• Written request:
Nothing beyond the line containing "0.995, 1.0, 1.0, 1.0, 1.0, 1.0]" is to be printed; print exactly each line from the start of the records below through that line, leaving out pictures.

[Data items]
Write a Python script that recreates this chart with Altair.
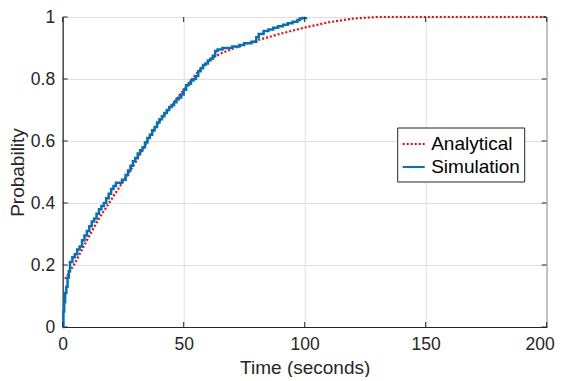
import altair as alt
import pandas as pd

# ---- data ----
ana_t = [1, 5, 10, 15, 20, 25, 30, 35, 40, 45, 50, 55, 60, 62, 65, 70, 75, 80,
         90, 100, 110, 120, 130, 140, 160, 180, 200]
ana_p = [0.155, 0.205, 0.28, 0.35, 0.41, 0.47, 0.53, 0.60, 0.665, 0.715, 0.765,
         0.815, 0.856, 0.868, 0.881, 0.897, 0.912, 0.924, 0.946, 0.966, 0.983,
         0.995, 1.0, 1.0, 1.0, 1.0, 1.0]

sim_t = [0, 0.3, 0.6, 1.0, 1.5, 2.0, 2.5, 3.0, 4.0, 5.0, 6.0, 7.0, 8.0, 9.0, 10,
         11, 12, 13, 14, 15, 16, 17, 18, 19, 20, 21, 22, 24.5, 26, 27, 28, 29,
         30, 31, 32, 33, 34, 35, 36, 37, 38, 39, 40, 41, 42, 43, 44, 45, 46, 47,
         48, 49, 50, 51, 52, 53, 54, 55, 56, 57, 58, 59, 60, 61, 62, 63, 64, 66,
         70, 73, 75, 78, 80, 81, 83, 85, 87, 89, 91, 93, 95, 97, 98, 99, 100.5]
sim_p = [0.0, 0.05, 0.08, 0.11, 0.13, 0.16, 0.18, 0.21, 0.225, 0.235, 0.25,
         0.26, 0.28, 0.295, 0.31, 0.325, 0.34, 0.35, 0.365, 0.38, 0.39, 0.40,
         0.415, 0.43, 0.445, 0.455, 0.465, 0.475, 0.49, 0.505, 0.52, 0.535,
         0.545, 0.56, 0.57, 0.58, 0.595, 0.61, 0.62, 0.635, 0.645, 0.66, 0.67,
         0.68, 0.69, 0.70, 0.71, 0.715, 0.725, 0.735, 0.74, 0.75, 0.765, 0.78,
         0.785, 0.795, 0.80, 0.81, 0.825, 0.835, 0.845, 0.85, 0.86, 0.865,
         0.875, 0.89, 0.895, 0.90, 0.905, 0.91, 0.915, 0.92, 0.935, 0.945,
         0.955, 0.96, 0.965, 0.97, 0.975, 0.98, 0.985, 0.99, 0.995, 0.997, 1.0]

x_ticks = [0, 50, 100, 150, 200]
y_ticks = [0, 0.2, 0.4, 0.6, 0.8, 1]
series_names = ["Analytical", "Simulation"]
series_colors = ["#ff0000", "#0072bd"]

FONT = "Liberation Sans"
AX = "#262626"
W, H = 484, 310

ana_df = pd.DataFrame({"t": ana_t, "p": ana_p, "series": "Analytical"})
sim_df = pd.DataFrame({"t": sim_t, "p": sim_p, "series": "Simulation"})
xt_df = pd.DataFrame({"t": x_ticks})
yt_df = pd.DataFrame({"p": y_ticks})

xscale = alt.Scale(domain=[0, 200], nice=False, zero=False)
yscale = alt.Scale(domain=[0, 1], nice=False, zero=False)

x_axis = alt.Axis(values=x_ticks, title="Time (seconds)", grid=True,
                  ticks=False, labelPadding=8, format="~f", labelFlush=False,
                  labelOffset={"condition": {"test": "datum.value == 200",
                                             "value": -7}, "value": 0},
                  titleY=46, titleBaseline="alphabetic")
y_axis = alt.Axis(values=y_ticks, title="Probability", grid=True,
                  ticks=False, labelPadding=8, format="~f", labelFlush=False,
                  titleX=-39, titleY=H / 2, titleAngle=270,
                  titleBaseline="alphabetic")
x_enc = alt.X("t:Q", scale=xscale, axis=x_axis)
y_enc = alt.Y("p:Q", scale=yscale, axis=y_axis)

leg = alt.Legend(title=None, orient="none", legendX=334.5, legendY=110.5)
color_enc = alt.Color("series:N",
                      scale=alt.Scale(domain=series_names, range=series_colors),
                      legend=leg)
dash_enc = alt.StrokeDash("series:N",
                          scale=alt.Scale(domain=series_names,
                                          range=[[2, 2], [1, 0]]),
                          legend=leg)

ana = alt.Chart(ana_df).mark_line(strokeWidth=2.2, strokeCap="butt").encode(
    x=x_enc, y=y_enc, color=color_enc, strokeDash=dash_enc)
sim = alt.Chart(sim_df).mark_line(strokeWidth=2.5, interpolate="step-after").encode(
    x=x_enc, y=y_enc, color=color_enc, strokeDash=dash_enc)

tick_x_bottom = alt.Chart(xt_df).mark_rule(color=AX, strokeWidth=1).encode(
    x=x_enc, y=alt.value(H), y2=alt.value(H - 5))
tick_x_top = alt.Chart(xt_df).mark_rule(color=AX, strokeWidth=1).encode(
    x=x_enc, y=alt.value(0), y2=alt.value(5))
tick_y_left = alt.Chart(yt_df).mark_rule(color=AX, strokeWidth=1).encode(
    y=y_enc, x=alt.value(0), x2=alt.value(5))
tick_y_right = alt.Chart(yt_df).mark_rule(color=AX, strokeWidth=1).encode(
    y=y_enc, x=alt.value(W), x2=alt.value(W - 5))

chart = alt.layer(ana, sim, tick_x_bottom, tick_x_top, tick_y_left, tick_y_right).properties(
    width=W, height=H,
    autosize=alt.AutoSizeParams(type="none"),
    padding={"left": 54.7, "top": 9, "right": 8.3, "bottom": 50},
).configure_view(
    stroke=AX, strokeWidth=1
).configure_axis(
    domainColor=AX, domainWidth=1, gridColor="#e0e0e0", gridWidth=1,
    labelFont=FONT, labelFontSize=17.5, labelColor=AX,
    titleFont=FONT, titleFontSize=19, titleColor=AX, titleFontWeight="normal",
).configure_legend(
    strokeColor=AX, fillColor="white", padding=4,
    labelFont=FONT, labelFontSize=19, labelColor="black",
    symbolType="stroke", symbolSize=484, symbolStrokeWidth=2.2,
    labelOffset=5, rowPadding=0,
)

chart.save("out.html", embed_options={"renderer": "svg", "actions": False})
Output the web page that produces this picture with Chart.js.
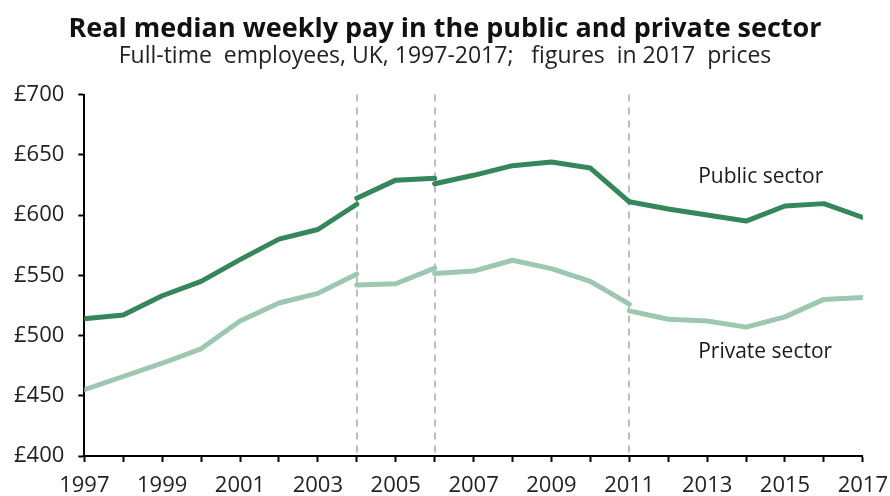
<!DOCTYPE html>
<html>
<head>
<meta charset="utf-8">
<script src="https://cdn.jsdelivr.net/npm/chart.js@4"></script>
<style>
  html, body { margin: 0; padding: 0; background: #ffffff; }
  #wrap { width: 890px; height: 496px; }
</style>
</head>
<body>
<div id="wrap"><canvas id="payChart"></canvas></div>
<script>
const publicColor = "#35865b";
const privateColor = "#9dc7b0";
const fontFamily = "'Open Sans', 'Noto Sans', sans-serif";

// series are broken where the survey methodology changes
const breakYears = [2004, 2006, 2011];

const yearsA = [1997, 1998, 1999, 2000, 2001, 2002, 2003, 2004];
const publicA = [514, 517, 533, 545, 563, 580, 588, 609];
const privateA = [455, 466, 477, 489, 512, 527, 535, 551];

const yearsB = [2004, 2005, 2006];
const publicB = [614, 629, 630.5];
const privateB = [542, 543, 556];

const yearsC = [2006, 2007, 2008, 2009, 2010, 2011];
const publicC = [626, 633, 641, 644, 639, 611];
const privateC = [551.5, 553.5, 562.5, 555.5, 545, 526];

const yearsD = [2011, 2012, 2013, 2014, 2015, 2016, 2017];
const publicD = [611, 605, 600, 595, 607.5, 609.5, 598];
const privateD = [520.5, 513.5, 512, 507, 515.5, 530, 531.5];

const yTicks = [400, 450, 500, 550, 600, 650, 700];

const seriesLabels = [
  { text: "Public sector", year: 2012.77, value: 632 },
  { text: "Private sector", year: 2012.77, value: 486 },
];

function segment(years, values, color) {
  return {
    data: years.map((y, i) => ({ x: y, y: values[i] })),
    borderColor: color,
    borderWidth: 5,
    borderCapStyle: "round",
    borderJoinStyle: "round",
    pointRadius: 0,
    fill: false,
    tension: 0,
  };
}

const breakLines = {
  id: "breakLines",
  beforeDatasetsDraw(chart) {
    const { ctx, chartArea, scales } = chart;
    ctx.save();
    ctx.strokeStyle = "#bdbdbd";
    ctx.lineWidth = 2;
    ctx.setLineDash([7, 6]);
    breakYears.forEach(year => {
      const x = Math.round(scales.x.getPixelForValue(year));
      ctx.beginPath();
      ctx.moveTo(x, chartArea.top);
      ctx.lineTo(x, chartArea.bottom);
      ctx.stroke();
    });
    ctx.restore();
  },
};

const lineLabels = {
  id: "lineLabels",
  afterDatasetsDraw(chart) {
    const { ctx, scales } = chart;
    ctx.save();
    ctx.font = "21px " + fontFamily;
    ctx.textAlign = "left";
    ctx.textBaseline = "middle";
    ctx.fillStyle = "#1a1a1a";
    seriesLabels.forEach(label => {
      ctx.fillText(label.text, scales.x.getPixelForValue(label.year), scales.y.getPixelForValue(label.value));
    });
    ctx.restore();
  },
};

new Chart(document.getElementById("payChart").getContext("2d"), {
  type: "line",
  data: {
    datasets: [
      segment(yearsA, publicA, publicColor),
      segment(yearsB, publicB, publicColor),
      segment(yearsC, publicC, publicColor),
      segment(yearsD, publicD, publicColor),
      segment(yearsA, privateA, privateColor),
      segment(yearsB, privateB, privateColor),
      segment(yearsC, privateC, privateColor),
      segment(yearsD, privateD, privateColor),
    ],
  },
  options: {
    animation: false,
    responsive: true,
    maintainAspectRatio: false,
    events: [],
    layout: {
      // tall year-label line box pushes the labels down; let it run off the bottom
      padding: { top: 0, right: 0, bottom: -14, left: 0 },
    },
    plugins: {
      legend: { display: false },
      tooltip: { enabled: false },
      title: {
        display: true,
        text: "Real median weekly pay in the public and private sector",
        color: "#111111",
        font: { family: fontFamily, size: 27, weight: "bold", lineHeight: 1 },
        padding: { top: 16, bottom: 0 },
      },
      subtitle: {
        display: true,
        text: "Full-time  employees, UK, 1997-2017;   figures  in 2017  prices",
        color: "#222222",
        font: { family: fontFamily, size: 23 },
        padding: { top: 0, bottom: 24 },
      },
    },
    scales: {
      x: {
        type: "linear",
        min: 1997,
        max: 2017,
        grid: {
          display: true,
          drawOnChartArea: false,
          drawTicks: true,
          tickLength: 6,
          tickColor: "#000000",
          tickWidth: 2,
        },
        border: { color: "#000000", width: 2 },
        ticks: {
          stepSize: 1,
          autoSkip: false,
          maxRotation: 0,
          padding: 2,
          color: "#222222",
          font: { family: fontFamily, size: 22, lineHeight: 2 },
          callback: value => ((value - 1997) % 2 === 0 ? String(value) : ""),
        },
      },
      y: {
        min: 400,
        max: 700,
        afterBuildTicks: axis => {
          axis.ticks = yTicks.map(v => ({ value: v }));
        },
        grid: {
          display: true,
          drawOnChartArea: false,
          drawTicks: true,
          tickLength: 6,
          tickColor: "#000000",
          tickWidth: 2,
        },
        border: { color: "#000000", width: 2 },
        ticks: {
          padding: 14,
          color: "#222222",
          font: { family: fontFamily, size: 22 },
          callback: value => "£" + value,
        },
      },
    },
  },
  plugins: [breakLines, lineLabels],
});
</script>
</body>
</html>
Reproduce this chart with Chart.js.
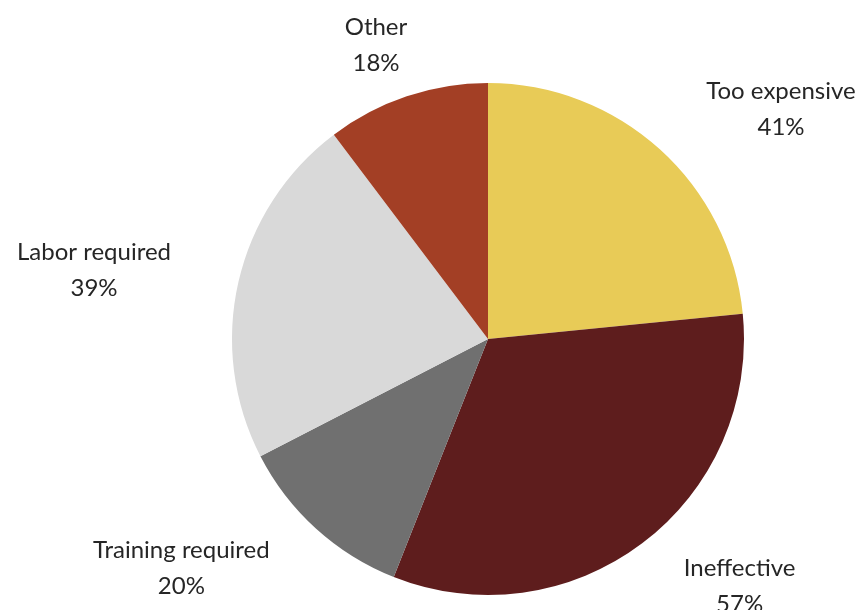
<!DOCTYPE html>
<html>
<head>
<meta charset="utf-8">
<script src="https://cdn.jsdelivr.net/npm/chart.js@4"></script>
<style>
    html, body { margin: 0; padding: 0; background: #ffffff; }
    #wrap { width: 857px; height: 610px; position: relative; }
</style>
</head>
<body>
<div id="wrap"><canvas id="pieChart"></canvas></div>
<script>
// Data
const categories = ['Too expensive', 'Ineffective', 'Training required', 'Labor required', 'Other'];
const percentValues = [41, 57, 20, 39, 18];
const sliceColors = ['#E8CB57', '#5E1D1D', '#707070', '#D9D9D9', '#A33F25'];

// Draws "Name / NN%" outside each slice, Excel style
const outsideLabels = {
    id: 'outsideLabels',
    afterDatasetsDraw(chart, args, opts) {
        const ctx = chart.ctx;
        const meta = chart.getDatasetMeta(0);
        ctx.save();
        ctx.font = opts.font;
        ctx.fillStyle = opts.color;
        ctx.textAlign = 'center';
        ctx.textBaseline = 'middle';
        meta.data.forEach((arc, i) => {
            const mid = (arc.startAngle + arc.endAngle) / 2;
            const dx = Math.cos(mid);
            const dy = Math.sin(mid);
            const lines = [categories[i], percentValues[i] + '%'];
            const w = Math.max(...lines.map(t => ctx.measureText(t).width));
            // push the text box sideways, less so near the top/bottom
            const side = Math.pow(Math.min(1, Math.abs(dx) / 0.6), 2);
            const cx = arc.x + dx * arc.outerRadius * opts.distanceX + Math.sign(dx) * (w / 2) * side;
            const cy = arc.y + dy * arc.outerRadius * opts.distanceY;
            ctx.fillText(lines[0], cx, cy - opts.lineGap / 2);
            ctx.fillText(lines[1], cx, cy + opts.lineGap / 2);
        });
        ctx.restore();
    }
};

new Chart(document.getElementById('pieChart'), {
    type: 'pie',
    data: {
        labels: categories,
        datasets: [{
            data: percentValues,
            backgroundColor: sliceColors,
            borderWidth: 0
        }]
    },
    options: {
        responsive: true,
        maintainAspectRatio: false,
        animation: false,
        layout: {
            padding: { top: 83, bottom: 15, left: 232, right: 113 }
        },
        plugins: {
            legend: { display: false },
            tooltip: { enabled: false },
            outsideLabels: {
                font: '24px Lato',
                color: '#262626',
                distanceX: 1.27,
                distanceY: 1.21,
                lineGap: 36
            }
        }
    },
    plugins: [outsideLabels]
});
</script>
</body>
</html>
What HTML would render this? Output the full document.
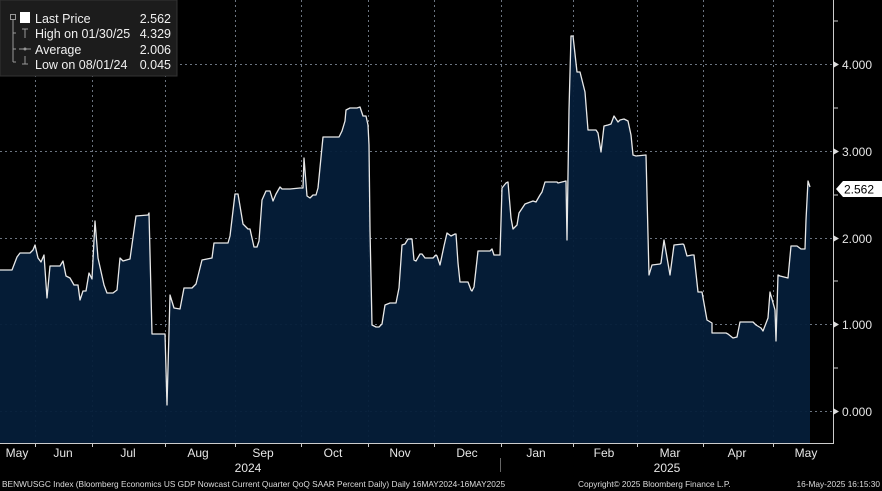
<!DOCTYPE html>
<html><head><meta charset="utf-8"><style>
html,body{margin:0;padding:0;background:#000;}
body{width:882px;height:491px;overflow:hidden;position:relative;font-family:"Liberation Sans",sans-serif;}
</style></head><body>
<svg width="882" height="491" xmlns="http://www.w3.org/2000/svg" style="position:absolute;left:0;top:0">
<rect width="882" height="491" fill="#000"/>
<g stroke="#6b7480" stroke-width="1" stroke-dasharray="2,3">
<line x1="0" y1="64.5" x2="833" y2="64.5"/>
<line x1="0" y1="151.5" x2="833" y2="151.5"/>
<line x1="0" y1="238.5" x2="833" y2="238.5"/>
<line x1="0" y1="324.5" x2="833" y2="324.5"/>
<line x1="0" y1="411.5" x2="833" y2="411.5"/>
<line x1="35.5" y1="0" x2="35.5" y2="443"/><line x1="92.5" y1="0" x2="92.5" y2="443"/>
<line x1="165.5" y1="0" x2="165.5" y2="443"/><line x1="235.5" y1="0" x2="235.5" y2="443"/>
<line x1="301.5" y1="0" x2="301.5" y2="443"/><line x1="368.5" y1="0" x2="368.5" y2="443"/>
<line x1="434.5" y1="0" x2="434.5" y2="443"/><line x1="501.5" y1="0" x2="501.5" y2="443"/>
<line x1="573.5" y1="0" x2="573.5" y2="443"/><line x1="637.5" y1="0" x2="637.5" y2="443"/>
<line x1="703.5" y1="0" x2="703.5" y2="443"/><line x1="773.5" y1="0" x2="773.5" y2="443"/>
</g>
<path id="d" fill="#051d39" fill-opacity="0.95" stroke="none" d="M0,443 L0,270 L12,270 L17,257 L20,253 L30,253 L33,250 L35,245 L38,258 L41,262 L44,255 L47,298 L50,266 L60,266 L63,261 L66,276 L70,278 L74,285 L78,285 L80,300 L83,291 L86,291 L89,273 L92,279 L95,221 L98,258 L104,285 L107,293 L113,293 L117,290 L120,258 L123,261 L130,259 L136,216 L148,215 L149,213 L152,334 L165,334 L167,405 L170,295 L174,308 L180,309 L184,288 L192,288 L196,284 L202,260 L212,258 L214,243 L228,243 L230,236 L235,194 L238,194 L243,224 L248,229 L250,229 L254,247 L257,247 L259,241 L262,200 L266,191 L270,191 L273,201 L276,194 L280,187 L282,189 L290,189 L300,188 L303,188 L304,158 L307,196 L310,198 L313,195 L316,195 L318,188 L323,137 L339,137 L342,131 L345,121 L346,110 L350,108 L357,108 L360,107 L363,116 L366,116 L368,125 L369,145 L370,230 L372,325 L376,327 L379,327 L382,324 L385,305 L390,303 L396,303 L399,288 L402,245 L405,244 L408,239 L412,239 L414,260 L416,261 L420,254 L422,254 L425,258 L433,258 L436,255 L437,256 L440,265 L444,246 L447,233 L451,236 L455,234 L456,234 L458,263 L460,282 L468,282 L471,290 L472,291 L474,287 L478,251 L490,251 L492,249 L494,255 L500,255 L502,188 L506,183 L508,182 L511,218 L513,229 L517,225 L519,213 L525,204 L533,201 L536,202 L540,195 L542,192 L545,182 L557,182 L558,183 L566,181 L567,240 L569,110 L571,36 L573,36 L577,72 L580,72 L585,92 L588,130 L596,130 L598,133 L601,152 L604,126 L608,125 L611,124 L614,116 L618,122 L620,120 L624,119 L628,121 L631,135 L633,155 L636,156 L646,155 L649,275 L652,265 L660,264 L661,263 L664,240 L670,275 L674,245 L683,244 L684,245 L687,256 L692,255 L694,255 L698,292 L702,292 L707,320 L712,323 L712,333 L726,333 L728,334 L733,338 L737,337 L740,322 L753,322 L756,325 L761,328 L763,331 L768,318 L770,292 L775,310 L776,341 L778,275 L780,276 L788,278 L791,246 L797,246 L801,249 L805,249 L806,220 L808,181 L810,187 L810,443 Z"/>
<polyline fill="none" stroke="#e8e8e8" stroke-width="1.3" stroke-linejoin="round" points="0,270 12,270 17,257 20,253 30,253 33,250 35,245 38,258 41,262 44,255 47,298 50,266 60,266 63,261 66,276 70,278 74,285 78,285 80,300 83,291 86,291 89,273 92,279 95,221 98,258 104,285 107,293 113,293 117,290 120,258 123,261 130,259 136,216 148,215 149,213 152,334 165,334 167,405 170,295 174,308 180,309 184,288 192,288 196,284 202,260 212,258 214,243 228,243 230,236 235,194 238,194 243,224 248,229 250,229 254,247 257,247 259,241 262,200 266,191 270,191 273,201 276,194 280,187 282,189 290,189 300,188 303,188 304,158 307,196 310,198 313,195 316,195 318,188 323,137 339,137 342,131 345,121 346,110 350,108 357,108 360,107 363,116 366,116 368,125 369,145 370,230 372,325 376,327 379,327 382,324 385,305 390,303 396,303 399,288 402,245 405,244 408,239 412,239 414,260 416,261 420,254 422,254 425,258 433,258 436,255 437,256 440,265 444,246 447,233 451,236 455,234 456,234 458,263 460,282 468,282 471,290 472,291 474,287 478,251 490,251 492,249 494,255 500,255 502,188 506,183 508,182 511,218 513,229 517,225 519,213 525,204 533,201 536,202 540,195 542,192 545,182 557,182 558,183 566,181 567,240 569,110 571,36 573,36 577,72 580,72 585,92 588,130 596,130 598,133 601,152 604,126 608,125 611,124 614,116 618,122 620,120 624,119 628,121 631,135 633,155 636,156 646,155 649,275 652,265 660,264 661,263 664,240 670,275 674,245 683,244 684,245 687,256 692,255 694,255 698,292 702,292 707,320 712,323 712,333 726,333 728,334 733,338 737,337 740,322 753,322 756,325 761,328 763,331 768,318 770,292 775,310 776,341 778,275 780,276 788,278 791,246 797,246 801,249 805,249 806,220 808,181 810,187"/>
<!-- axes -->
<line x1="833.5" y1="0" x2="833.5" y2="444" stroke="#ccc" stroke-width="1"/>
<line x1="0" y1="443.5" x2="834" y2="443.5" stroke="#ccc" stroke-width="1"/>
<g fill="#ddd"><path d="M833,61 l6,3.5 l-6,3.5z"/><path d="M833,148 l6,3.5 l-6,3.5z"/><path d="M833,235 l6,3.5 l-6,3.5z"/><path d="M833,321 l6,3.5 l-6,3.5z"/><path d="M833,408 l6,3.5 l-6,3.5z"/></g>
<g stroke="#ccc"><line x1="833" y1="21" x2="838" y2="21"/><line x1="833" y1="108" x2="838" y2="108"/><line x1="833" y1="195" x2="838" y2="195"/><line x1="833" y1="281" x2="838" y2="281"/><line x1="833" y1="368" x2="838" y2="368"/></g>
<g fill="#e6e6e6" font-size="12" font-family="Liberation Sans,sans-serif">
<text x="842" y="69">4.000</text><text x="842" y="156">3.000</text><text x="842" y="243">2.000</text><text x="842" y="329">1.000</text><text x="842" y="416">0.000</text>
</g>
<path d="M836,189 L843,181 L882,181 L882,197 L843,197 Z" fill="#fff"/>
<text x="844" y="193.5" font-size="12" fill="#000">2.562</text>
<!-- x ticks -->
<g stroke="#ccc"><line x1="35.5" y1="443" x2="35.5" y2="447"/><line x1="92.5" y1="443" x2="92.5" y2="447"/><line x1="165.5" y1="443" x2="165.5" y2="447"/><line x1="235.5" y1="443" x2="235.5" y2="447"/><line x1="301.5" y1="443" x2="301.5" y2="447"/><line x1="368.5" y1="443" x2="368.5" y2="447"/><line x1="434.5" y1="443" x2="434.5" y2="447"/><line x1="501.5" y1="443" x2="501.5" y2="447"/><line x1="573.5" y1="443" x2="573.5" y2="447"/><line x1="637.5" y1="443" x2="637.5" y2="447"/><line x1="703.5" y1="443" x2="703.5" y2="447"/><line x1="773.5" y1="443" x2="773.5" y2="447"/>
<line x1="500.5" y1="458" x2="500.5" y2="472" stroke="#666"/></g>
<g fill="#e6e6e6" font-size="12" text-anchor="middle">
<text x="17" y="457">May</text><text x="63" y="457">Jun</text><text x="128" y="457">Jul</text><text x="198" y="457">Aug</text><text x="263" y="457">Sep</text><text x="333" y="457">Oct</text><text x="400" y="457">Nov</text><text x="467" y="457">Dec</text><text x="536" y="457">Jan</text><text x="604" y="457">Feb</text><text x="670" y="457">Mar</text><text x="737" y="457">Apr</text><text x="806" y="457">May</text>
<text x="248" y="472">2024</text><text x="667" y="472">2025</text>
</g>
<g fill="#ddd" font-size="8.3">
<text x="2" y="487">BENWUSGC Index (Bloomberg Economics US GDP Nowcast Current Quarter QoQ SAAR Percent Daily)  Daily 16MAY2024-16MAY2025</text>
<text x="578" y="487">Copyright© 2025 Bloomberg Finance L.P.</text>
<text x="880" y="487" text-anchor="end">16-May-2025 16:15:30</text>
</g>
<!-- legend -->
<rect x="0" y="0" width="177" height="76" fill="#1c1c1c" stroke="#333"/>
<g stroke="#999" fill="none"><rect x="10.5" y="14.5" width="5" height="5"/><line x1="13" y1="20" x2="13" y2="62"/><line x1="13" y1="33" x2="16" y2="33"/><line x1="13" y1="49" x2="16" y2="49"/><line x1="13" y1="62" x2="16" y2="62"/>
<line x1="25" y1="29" x2="25" y2="38"/><line x1="22" y1="29" x2="28" y2="29"/><line x1="19" y1="49" x2="31" y2="49"/><line x1="25" y1="56" x2="25" y2="64"/><line x1="22" y1="64" x2="28" y2="64"/></g>
<circle cx="25" cy="49" r="1.5" fill="#999"/>
<rect x="20" y="12" width="10" height="11" fill="#fff"/>
<g fill="#f0f0f0" font-size="12.5">
<text x="35" y="23">Last Price</text><text x="35" y="38">High on 01/30/25</text><text x="35" y="54">Average</text><text x="35" y="69">Low on 08/01/24</text>
<text x="171" y="23" text-anchor="end">2.562</text><text x="171" y="38" text-anchor="end">4.329</text><text x="171" y="54" text-anchor="end">2.006</text><text x="171" y="69" text-anchor="end">0.045</text>
</g>
</svg>
</body></html>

• Task response:
Write a Python script that recreates this chart with Altair.
import altair as alt
import pandas as pd

# ---- data ----
ana_t = [1, 5, 10, 15, 20, 25, 30, 35, 40, 45, 50, 55, 60, 62, 65, 70, 75, 80,
         90, 100, 110, 120, 130, 140, 160, 180, 200]
ana_p = [0.155, 0.205, 0.28, 0.35, 0.41, 0.47, 0.53, 0.60, 0.665, 0.715, 0.765,
         0.815, 0.856, 0.868, 0.881, 0.897, 0.912, 0.924, 0.946, 0.966, 0.983,
         0.995, 1.0, 1.0, 1.0, 1.0, 1.0]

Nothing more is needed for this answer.